DATA TO USE:
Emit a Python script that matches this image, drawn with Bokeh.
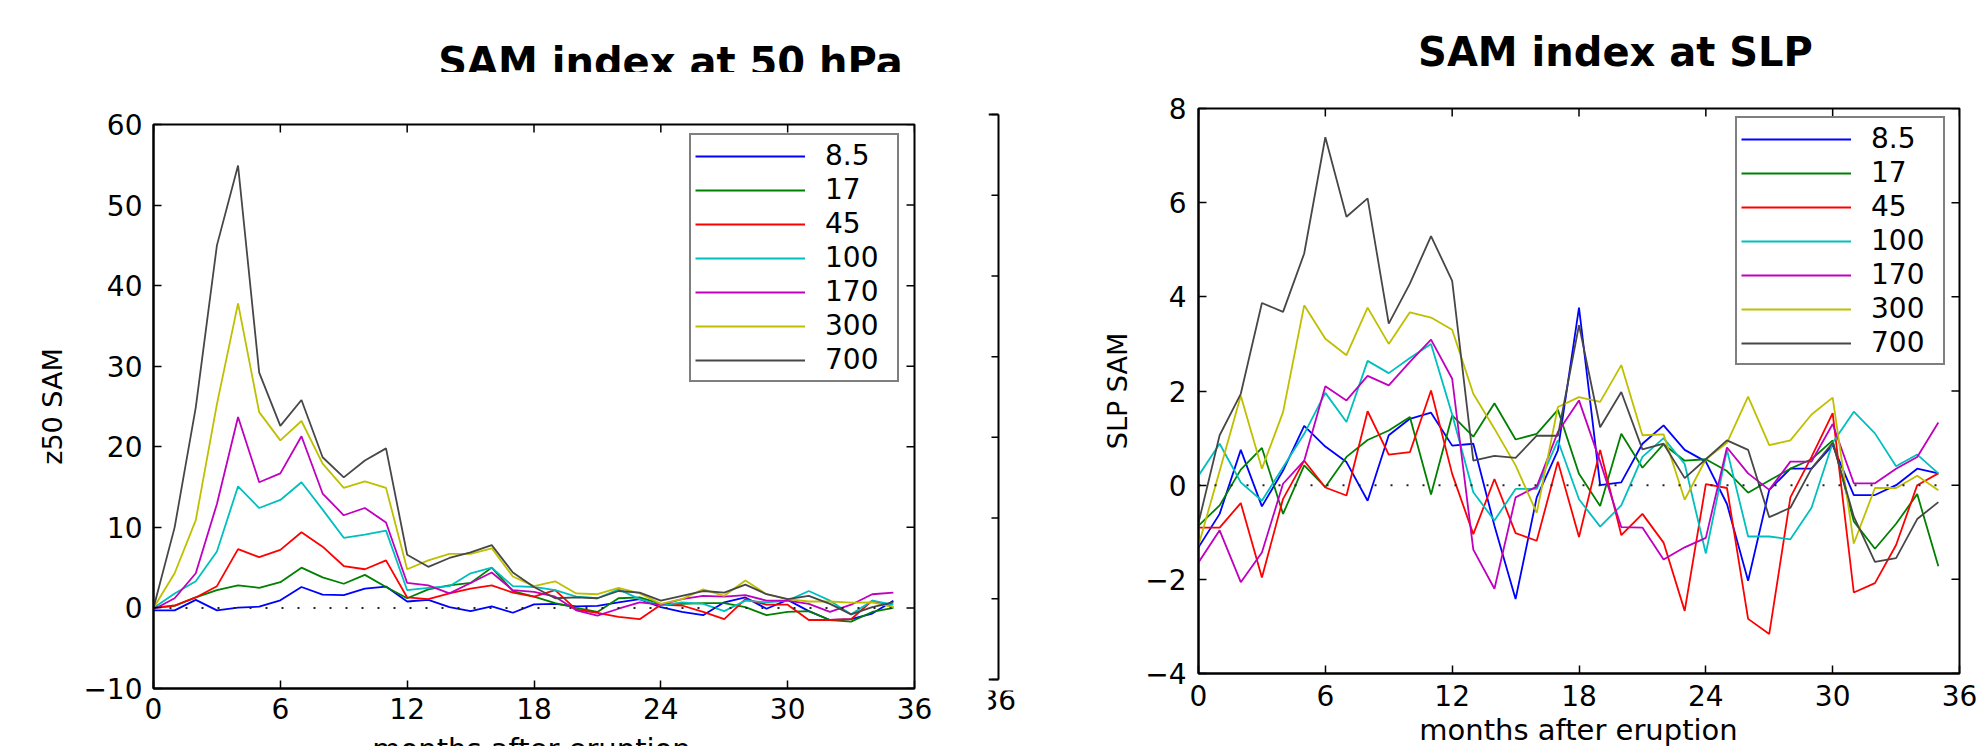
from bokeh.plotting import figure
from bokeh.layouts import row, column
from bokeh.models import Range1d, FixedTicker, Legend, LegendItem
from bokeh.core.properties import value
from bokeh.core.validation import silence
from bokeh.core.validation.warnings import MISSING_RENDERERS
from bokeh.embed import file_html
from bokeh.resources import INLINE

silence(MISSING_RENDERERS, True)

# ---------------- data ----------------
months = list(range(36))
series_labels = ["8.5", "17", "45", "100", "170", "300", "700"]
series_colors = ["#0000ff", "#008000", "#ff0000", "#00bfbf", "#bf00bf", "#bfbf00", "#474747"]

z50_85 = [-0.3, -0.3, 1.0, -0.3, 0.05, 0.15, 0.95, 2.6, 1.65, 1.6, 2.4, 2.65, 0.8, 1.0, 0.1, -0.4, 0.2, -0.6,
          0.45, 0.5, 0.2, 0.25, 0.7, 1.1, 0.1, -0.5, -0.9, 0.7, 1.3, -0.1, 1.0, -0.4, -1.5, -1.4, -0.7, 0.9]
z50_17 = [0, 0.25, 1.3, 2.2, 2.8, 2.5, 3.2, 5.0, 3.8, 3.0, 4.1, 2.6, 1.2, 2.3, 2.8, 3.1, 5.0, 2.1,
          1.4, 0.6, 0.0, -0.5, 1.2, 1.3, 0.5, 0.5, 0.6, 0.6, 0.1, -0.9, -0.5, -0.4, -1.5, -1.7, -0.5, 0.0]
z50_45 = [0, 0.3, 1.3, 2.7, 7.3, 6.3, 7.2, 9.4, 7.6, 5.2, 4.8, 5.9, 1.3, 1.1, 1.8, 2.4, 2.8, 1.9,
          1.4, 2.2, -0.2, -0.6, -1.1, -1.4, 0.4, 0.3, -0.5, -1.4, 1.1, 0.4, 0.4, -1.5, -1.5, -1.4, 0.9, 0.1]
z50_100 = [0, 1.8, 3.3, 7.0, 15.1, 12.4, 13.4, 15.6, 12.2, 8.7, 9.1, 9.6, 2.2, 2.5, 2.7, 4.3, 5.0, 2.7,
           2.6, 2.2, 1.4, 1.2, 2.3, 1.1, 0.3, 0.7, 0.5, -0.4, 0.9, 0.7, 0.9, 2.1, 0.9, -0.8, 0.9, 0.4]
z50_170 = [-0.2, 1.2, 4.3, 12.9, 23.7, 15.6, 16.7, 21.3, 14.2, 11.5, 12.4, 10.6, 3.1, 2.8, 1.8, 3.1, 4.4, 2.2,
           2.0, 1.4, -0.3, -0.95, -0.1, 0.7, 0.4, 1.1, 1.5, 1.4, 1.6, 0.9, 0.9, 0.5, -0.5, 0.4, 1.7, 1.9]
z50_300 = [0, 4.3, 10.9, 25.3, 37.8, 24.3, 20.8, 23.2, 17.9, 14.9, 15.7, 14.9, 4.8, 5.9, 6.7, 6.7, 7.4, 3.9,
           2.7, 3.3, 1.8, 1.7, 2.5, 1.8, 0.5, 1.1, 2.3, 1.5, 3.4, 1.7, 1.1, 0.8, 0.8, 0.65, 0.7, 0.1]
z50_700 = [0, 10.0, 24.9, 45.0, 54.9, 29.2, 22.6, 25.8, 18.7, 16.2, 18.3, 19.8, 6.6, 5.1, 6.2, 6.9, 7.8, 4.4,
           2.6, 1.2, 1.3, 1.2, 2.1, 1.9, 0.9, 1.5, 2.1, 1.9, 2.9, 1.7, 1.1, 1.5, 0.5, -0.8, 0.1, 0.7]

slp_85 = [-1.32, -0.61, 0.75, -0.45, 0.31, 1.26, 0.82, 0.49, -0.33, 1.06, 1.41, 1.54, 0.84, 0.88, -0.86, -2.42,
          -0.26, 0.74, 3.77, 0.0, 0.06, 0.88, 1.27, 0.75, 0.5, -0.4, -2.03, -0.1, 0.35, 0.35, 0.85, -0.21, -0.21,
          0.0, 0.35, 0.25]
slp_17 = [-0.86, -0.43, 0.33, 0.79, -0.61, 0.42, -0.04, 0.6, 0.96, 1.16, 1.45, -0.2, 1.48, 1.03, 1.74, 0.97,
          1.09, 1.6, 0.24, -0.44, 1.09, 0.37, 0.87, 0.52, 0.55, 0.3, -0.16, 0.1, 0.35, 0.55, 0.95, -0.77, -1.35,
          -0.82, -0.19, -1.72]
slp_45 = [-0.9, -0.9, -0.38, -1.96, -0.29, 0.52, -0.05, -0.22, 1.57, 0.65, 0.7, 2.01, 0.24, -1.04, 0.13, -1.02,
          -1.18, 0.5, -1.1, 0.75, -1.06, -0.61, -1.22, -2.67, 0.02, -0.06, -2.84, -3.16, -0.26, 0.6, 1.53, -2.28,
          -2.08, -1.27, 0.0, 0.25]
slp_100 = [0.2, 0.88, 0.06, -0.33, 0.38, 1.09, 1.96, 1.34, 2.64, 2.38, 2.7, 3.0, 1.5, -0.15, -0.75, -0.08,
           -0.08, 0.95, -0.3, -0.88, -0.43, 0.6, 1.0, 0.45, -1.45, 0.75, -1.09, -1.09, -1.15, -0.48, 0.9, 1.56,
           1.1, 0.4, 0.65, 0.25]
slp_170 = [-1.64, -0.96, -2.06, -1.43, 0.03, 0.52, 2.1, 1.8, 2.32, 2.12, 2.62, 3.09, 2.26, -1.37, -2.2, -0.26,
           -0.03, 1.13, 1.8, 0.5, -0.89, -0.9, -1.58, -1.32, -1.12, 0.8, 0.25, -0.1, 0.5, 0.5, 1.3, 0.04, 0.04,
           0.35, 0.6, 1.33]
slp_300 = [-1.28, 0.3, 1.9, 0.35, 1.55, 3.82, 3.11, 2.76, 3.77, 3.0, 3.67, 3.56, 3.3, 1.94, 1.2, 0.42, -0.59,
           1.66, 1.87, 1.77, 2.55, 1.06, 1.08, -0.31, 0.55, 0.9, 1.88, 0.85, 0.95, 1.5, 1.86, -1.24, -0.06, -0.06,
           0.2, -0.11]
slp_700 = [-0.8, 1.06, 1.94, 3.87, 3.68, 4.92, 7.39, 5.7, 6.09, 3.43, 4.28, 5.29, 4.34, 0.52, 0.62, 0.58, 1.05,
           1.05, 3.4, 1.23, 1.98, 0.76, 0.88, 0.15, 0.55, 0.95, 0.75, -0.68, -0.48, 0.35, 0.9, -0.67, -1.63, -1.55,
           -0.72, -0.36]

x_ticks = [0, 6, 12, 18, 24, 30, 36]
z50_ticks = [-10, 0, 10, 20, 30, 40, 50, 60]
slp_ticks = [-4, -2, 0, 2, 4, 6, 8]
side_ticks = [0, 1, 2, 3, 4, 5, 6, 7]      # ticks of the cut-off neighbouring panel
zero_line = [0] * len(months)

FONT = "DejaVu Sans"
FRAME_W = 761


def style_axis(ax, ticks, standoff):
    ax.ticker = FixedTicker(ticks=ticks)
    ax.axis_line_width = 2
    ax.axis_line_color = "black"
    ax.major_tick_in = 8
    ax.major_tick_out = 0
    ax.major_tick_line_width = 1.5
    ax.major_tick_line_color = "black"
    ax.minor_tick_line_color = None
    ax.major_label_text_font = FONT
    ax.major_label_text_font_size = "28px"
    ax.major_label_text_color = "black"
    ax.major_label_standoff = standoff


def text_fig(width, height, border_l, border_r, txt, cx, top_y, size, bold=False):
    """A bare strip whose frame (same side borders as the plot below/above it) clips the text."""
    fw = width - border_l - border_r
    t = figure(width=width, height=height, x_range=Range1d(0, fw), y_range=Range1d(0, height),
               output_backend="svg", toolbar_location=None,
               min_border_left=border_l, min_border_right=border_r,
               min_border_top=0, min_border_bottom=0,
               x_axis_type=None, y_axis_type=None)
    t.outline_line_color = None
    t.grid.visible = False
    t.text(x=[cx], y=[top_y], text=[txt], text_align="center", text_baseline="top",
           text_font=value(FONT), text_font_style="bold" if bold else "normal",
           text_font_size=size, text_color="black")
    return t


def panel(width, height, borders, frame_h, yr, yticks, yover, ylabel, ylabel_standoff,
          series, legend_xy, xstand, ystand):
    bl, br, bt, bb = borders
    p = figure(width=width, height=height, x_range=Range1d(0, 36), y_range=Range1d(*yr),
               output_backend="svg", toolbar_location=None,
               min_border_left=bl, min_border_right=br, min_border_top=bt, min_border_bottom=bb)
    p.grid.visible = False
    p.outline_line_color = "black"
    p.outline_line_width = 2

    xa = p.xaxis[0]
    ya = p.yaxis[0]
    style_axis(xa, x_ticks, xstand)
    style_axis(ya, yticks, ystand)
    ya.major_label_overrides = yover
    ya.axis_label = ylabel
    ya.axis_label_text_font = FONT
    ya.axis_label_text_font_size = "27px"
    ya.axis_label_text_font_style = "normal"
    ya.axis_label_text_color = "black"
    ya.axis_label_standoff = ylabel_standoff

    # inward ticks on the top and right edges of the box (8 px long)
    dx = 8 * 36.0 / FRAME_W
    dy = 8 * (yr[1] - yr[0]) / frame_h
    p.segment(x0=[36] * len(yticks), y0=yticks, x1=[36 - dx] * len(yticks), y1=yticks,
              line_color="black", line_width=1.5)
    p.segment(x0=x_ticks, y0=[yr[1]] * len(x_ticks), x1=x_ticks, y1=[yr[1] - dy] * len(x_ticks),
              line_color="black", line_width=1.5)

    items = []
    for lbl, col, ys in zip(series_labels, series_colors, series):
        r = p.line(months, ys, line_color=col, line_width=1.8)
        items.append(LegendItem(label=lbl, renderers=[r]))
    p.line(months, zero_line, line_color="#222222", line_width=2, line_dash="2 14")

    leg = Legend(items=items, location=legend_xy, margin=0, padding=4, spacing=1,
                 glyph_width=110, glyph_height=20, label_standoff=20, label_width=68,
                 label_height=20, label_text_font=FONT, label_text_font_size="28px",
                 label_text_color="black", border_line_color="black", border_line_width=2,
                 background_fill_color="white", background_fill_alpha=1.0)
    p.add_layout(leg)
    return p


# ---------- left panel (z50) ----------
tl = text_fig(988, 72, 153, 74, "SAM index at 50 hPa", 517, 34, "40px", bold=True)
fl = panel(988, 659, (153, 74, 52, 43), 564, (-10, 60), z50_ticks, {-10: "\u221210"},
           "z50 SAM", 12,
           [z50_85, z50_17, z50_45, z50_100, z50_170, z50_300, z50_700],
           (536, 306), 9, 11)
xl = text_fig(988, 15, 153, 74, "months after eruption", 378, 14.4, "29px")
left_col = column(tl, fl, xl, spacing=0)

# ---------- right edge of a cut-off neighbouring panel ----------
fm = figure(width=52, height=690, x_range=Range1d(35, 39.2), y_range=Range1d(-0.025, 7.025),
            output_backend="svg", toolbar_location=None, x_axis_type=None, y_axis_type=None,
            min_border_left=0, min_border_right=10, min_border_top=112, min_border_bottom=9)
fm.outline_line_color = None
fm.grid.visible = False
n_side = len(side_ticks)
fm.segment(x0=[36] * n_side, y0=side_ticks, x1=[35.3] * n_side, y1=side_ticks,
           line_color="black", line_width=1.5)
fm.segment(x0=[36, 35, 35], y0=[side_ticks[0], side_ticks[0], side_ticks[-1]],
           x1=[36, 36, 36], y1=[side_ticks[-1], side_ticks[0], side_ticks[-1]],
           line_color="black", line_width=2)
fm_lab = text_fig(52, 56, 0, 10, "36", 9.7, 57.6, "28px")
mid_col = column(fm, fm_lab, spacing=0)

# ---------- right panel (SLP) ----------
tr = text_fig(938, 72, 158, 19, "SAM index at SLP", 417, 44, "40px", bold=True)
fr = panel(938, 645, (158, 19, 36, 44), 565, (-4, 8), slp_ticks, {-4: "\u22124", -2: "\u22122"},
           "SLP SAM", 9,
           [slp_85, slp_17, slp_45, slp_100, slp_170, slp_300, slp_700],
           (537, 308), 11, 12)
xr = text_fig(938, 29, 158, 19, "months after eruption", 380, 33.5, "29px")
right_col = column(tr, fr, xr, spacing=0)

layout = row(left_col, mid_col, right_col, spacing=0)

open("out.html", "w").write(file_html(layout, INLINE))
...
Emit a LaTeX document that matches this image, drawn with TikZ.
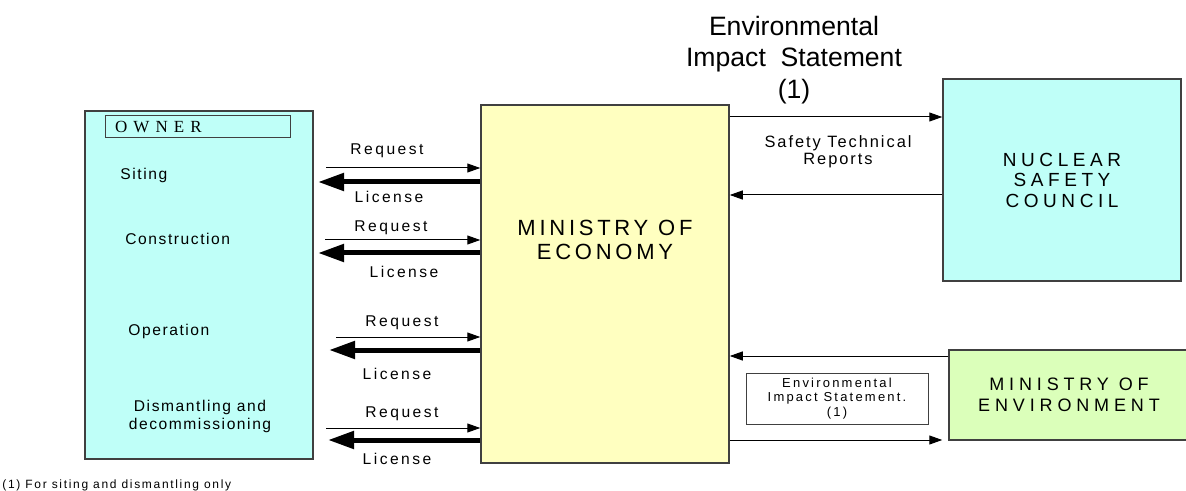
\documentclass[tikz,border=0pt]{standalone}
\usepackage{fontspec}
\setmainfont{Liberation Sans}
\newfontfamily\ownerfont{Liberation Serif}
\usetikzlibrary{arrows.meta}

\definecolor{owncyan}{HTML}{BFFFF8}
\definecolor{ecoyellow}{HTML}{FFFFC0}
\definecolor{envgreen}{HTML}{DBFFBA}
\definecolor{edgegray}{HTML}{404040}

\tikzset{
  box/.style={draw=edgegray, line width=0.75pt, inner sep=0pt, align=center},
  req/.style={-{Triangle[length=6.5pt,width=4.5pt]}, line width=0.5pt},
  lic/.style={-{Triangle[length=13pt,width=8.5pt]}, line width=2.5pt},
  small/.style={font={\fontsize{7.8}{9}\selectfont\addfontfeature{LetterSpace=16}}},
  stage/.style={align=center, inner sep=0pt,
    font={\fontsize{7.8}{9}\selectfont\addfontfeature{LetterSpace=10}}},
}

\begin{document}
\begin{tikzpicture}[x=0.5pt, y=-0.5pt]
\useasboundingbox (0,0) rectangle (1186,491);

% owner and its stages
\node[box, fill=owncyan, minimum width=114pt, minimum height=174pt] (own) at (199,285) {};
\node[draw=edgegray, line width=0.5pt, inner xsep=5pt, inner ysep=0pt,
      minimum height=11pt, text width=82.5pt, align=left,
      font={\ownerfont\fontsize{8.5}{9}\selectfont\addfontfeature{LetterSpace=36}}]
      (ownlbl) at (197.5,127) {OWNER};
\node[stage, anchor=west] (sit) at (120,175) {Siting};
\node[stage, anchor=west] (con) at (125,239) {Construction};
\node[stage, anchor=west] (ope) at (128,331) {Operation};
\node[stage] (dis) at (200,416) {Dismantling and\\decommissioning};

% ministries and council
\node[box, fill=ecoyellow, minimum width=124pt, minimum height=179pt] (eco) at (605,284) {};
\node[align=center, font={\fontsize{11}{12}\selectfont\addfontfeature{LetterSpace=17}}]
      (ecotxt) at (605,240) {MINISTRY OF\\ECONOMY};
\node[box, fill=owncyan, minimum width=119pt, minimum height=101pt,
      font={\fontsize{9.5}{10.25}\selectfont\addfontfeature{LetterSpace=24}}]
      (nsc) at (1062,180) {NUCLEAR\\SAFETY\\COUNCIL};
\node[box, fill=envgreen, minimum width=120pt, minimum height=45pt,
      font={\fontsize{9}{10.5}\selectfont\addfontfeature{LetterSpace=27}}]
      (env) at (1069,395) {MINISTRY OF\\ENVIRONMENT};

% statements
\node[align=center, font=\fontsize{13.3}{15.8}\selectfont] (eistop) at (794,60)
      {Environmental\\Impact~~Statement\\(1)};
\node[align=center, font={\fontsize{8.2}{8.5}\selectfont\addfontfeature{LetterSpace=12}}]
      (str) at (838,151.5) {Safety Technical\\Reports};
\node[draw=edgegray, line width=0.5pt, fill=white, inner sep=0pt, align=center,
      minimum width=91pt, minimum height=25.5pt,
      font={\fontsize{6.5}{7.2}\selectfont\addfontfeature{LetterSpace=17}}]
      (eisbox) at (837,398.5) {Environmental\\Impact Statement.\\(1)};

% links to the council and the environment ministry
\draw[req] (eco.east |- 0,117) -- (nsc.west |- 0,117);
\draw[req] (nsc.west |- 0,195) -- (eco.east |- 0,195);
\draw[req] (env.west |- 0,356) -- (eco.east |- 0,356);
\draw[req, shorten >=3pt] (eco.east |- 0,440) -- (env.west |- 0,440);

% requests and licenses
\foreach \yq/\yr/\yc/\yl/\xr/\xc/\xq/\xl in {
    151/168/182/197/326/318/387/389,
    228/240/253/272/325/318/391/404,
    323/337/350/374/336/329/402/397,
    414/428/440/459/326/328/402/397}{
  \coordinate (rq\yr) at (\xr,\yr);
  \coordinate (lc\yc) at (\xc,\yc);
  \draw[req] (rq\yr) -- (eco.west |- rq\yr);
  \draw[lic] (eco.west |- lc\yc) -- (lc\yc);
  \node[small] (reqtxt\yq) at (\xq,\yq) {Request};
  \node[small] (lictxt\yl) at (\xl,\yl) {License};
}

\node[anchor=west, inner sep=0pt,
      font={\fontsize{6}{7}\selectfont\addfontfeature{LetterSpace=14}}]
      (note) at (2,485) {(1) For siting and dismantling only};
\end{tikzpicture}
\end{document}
--
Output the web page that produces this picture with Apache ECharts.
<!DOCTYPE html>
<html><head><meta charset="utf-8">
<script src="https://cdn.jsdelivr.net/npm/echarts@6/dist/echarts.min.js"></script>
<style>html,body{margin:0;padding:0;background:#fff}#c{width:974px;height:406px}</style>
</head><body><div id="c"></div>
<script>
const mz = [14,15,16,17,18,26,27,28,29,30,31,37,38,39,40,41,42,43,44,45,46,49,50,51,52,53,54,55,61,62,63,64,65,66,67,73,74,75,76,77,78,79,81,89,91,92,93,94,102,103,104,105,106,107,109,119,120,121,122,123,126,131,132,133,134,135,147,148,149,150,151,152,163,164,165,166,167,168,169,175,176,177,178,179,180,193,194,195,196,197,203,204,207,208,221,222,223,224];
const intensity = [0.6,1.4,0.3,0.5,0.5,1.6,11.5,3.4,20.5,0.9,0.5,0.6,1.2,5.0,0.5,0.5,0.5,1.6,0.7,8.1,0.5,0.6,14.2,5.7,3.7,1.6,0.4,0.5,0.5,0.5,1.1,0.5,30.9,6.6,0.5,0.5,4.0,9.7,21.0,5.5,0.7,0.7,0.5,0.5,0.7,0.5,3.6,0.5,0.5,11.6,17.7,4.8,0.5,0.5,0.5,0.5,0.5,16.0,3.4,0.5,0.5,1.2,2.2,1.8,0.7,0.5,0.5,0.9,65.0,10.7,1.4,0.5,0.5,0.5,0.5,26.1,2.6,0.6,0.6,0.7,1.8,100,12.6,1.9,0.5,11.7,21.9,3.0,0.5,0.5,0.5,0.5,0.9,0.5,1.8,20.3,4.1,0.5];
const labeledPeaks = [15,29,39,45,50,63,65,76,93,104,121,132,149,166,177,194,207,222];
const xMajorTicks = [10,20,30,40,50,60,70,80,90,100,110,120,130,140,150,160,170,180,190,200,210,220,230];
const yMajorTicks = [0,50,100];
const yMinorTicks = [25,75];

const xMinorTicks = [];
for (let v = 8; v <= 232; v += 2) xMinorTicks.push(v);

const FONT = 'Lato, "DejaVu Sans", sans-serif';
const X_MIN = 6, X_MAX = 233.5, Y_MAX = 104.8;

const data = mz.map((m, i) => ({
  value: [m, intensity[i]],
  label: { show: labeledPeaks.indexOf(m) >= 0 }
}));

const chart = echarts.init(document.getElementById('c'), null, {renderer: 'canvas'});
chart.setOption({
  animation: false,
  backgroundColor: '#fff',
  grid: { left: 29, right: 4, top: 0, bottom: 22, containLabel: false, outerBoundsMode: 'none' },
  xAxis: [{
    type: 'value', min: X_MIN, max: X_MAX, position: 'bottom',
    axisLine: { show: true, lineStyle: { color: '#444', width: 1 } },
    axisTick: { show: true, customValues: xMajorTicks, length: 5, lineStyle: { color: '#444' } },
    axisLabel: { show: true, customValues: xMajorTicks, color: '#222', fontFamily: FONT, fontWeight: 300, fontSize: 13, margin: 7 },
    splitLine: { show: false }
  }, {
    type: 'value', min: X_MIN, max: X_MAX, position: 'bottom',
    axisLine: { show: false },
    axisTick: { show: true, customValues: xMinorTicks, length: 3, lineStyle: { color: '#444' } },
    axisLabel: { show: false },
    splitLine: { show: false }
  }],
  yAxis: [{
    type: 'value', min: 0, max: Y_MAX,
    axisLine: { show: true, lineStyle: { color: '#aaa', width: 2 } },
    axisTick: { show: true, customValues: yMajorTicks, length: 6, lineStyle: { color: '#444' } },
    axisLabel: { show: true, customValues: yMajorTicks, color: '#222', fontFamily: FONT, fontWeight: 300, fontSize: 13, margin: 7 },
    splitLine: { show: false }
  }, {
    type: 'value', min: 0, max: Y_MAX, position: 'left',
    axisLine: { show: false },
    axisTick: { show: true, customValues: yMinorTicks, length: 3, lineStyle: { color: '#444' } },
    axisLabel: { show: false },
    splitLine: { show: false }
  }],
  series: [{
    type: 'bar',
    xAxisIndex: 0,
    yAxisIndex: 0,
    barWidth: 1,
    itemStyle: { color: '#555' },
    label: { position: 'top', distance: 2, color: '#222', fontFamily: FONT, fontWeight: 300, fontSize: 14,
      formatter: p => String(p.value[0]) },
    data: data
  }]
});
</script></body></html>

REQUIREMENT: Except for the pictures, write out exactly the lines from the line that contains "Emit a LaTeX" through the line that contains "(0,0) rectangle (1186,491);", including both.

ANSWER TO THIS EXERCISE:
Emit a LaTeX document that matches this image, drawn with TikZ.
\documentclass[tikz,border=0pt]{standalone}
\usepackage{fontspec}
\setmainfont{Liberation Sans}
\newfontfamily\ownerfont{Liberation Serif}
\usetikzlibrary{arrows.meta}

\definecolor{owncyan}{HTML}{BFFFF8}
\definecolor{ecoyellow}{HTML}{FFFFC0}
\definecolor{envgreen}{HTML}{DBFFBA}
\definecolor{edgegray}{HTML}{404040}

\tikzset{
  box/.style={draw=edgegray, line width=0.75pt, inner sep=0pt, align=center},
  req/.style={-{Triangle[length=6.5pt,width=4.5pt]}, line width=0.5pt},
  lic/.style={-{Triangle[length=13pt,width=8.5pt]}, line width=2.5pt},
  small/.style={font={\fontsize{7.8}{9}\selectfont\addfontfeature{LetterSpace=16}}},
  stage/.style={align=center, inner sep=0pt,
    font={\fontsize{7.8}{9}\selectfont\addfontfeature{LetterSpace=10}}},
}

\begin{document}
\begin{tikzpicture}[x=0.5pt, y=-0.5pt]
\useasboundingbox (0,0) rectangle (1186,491);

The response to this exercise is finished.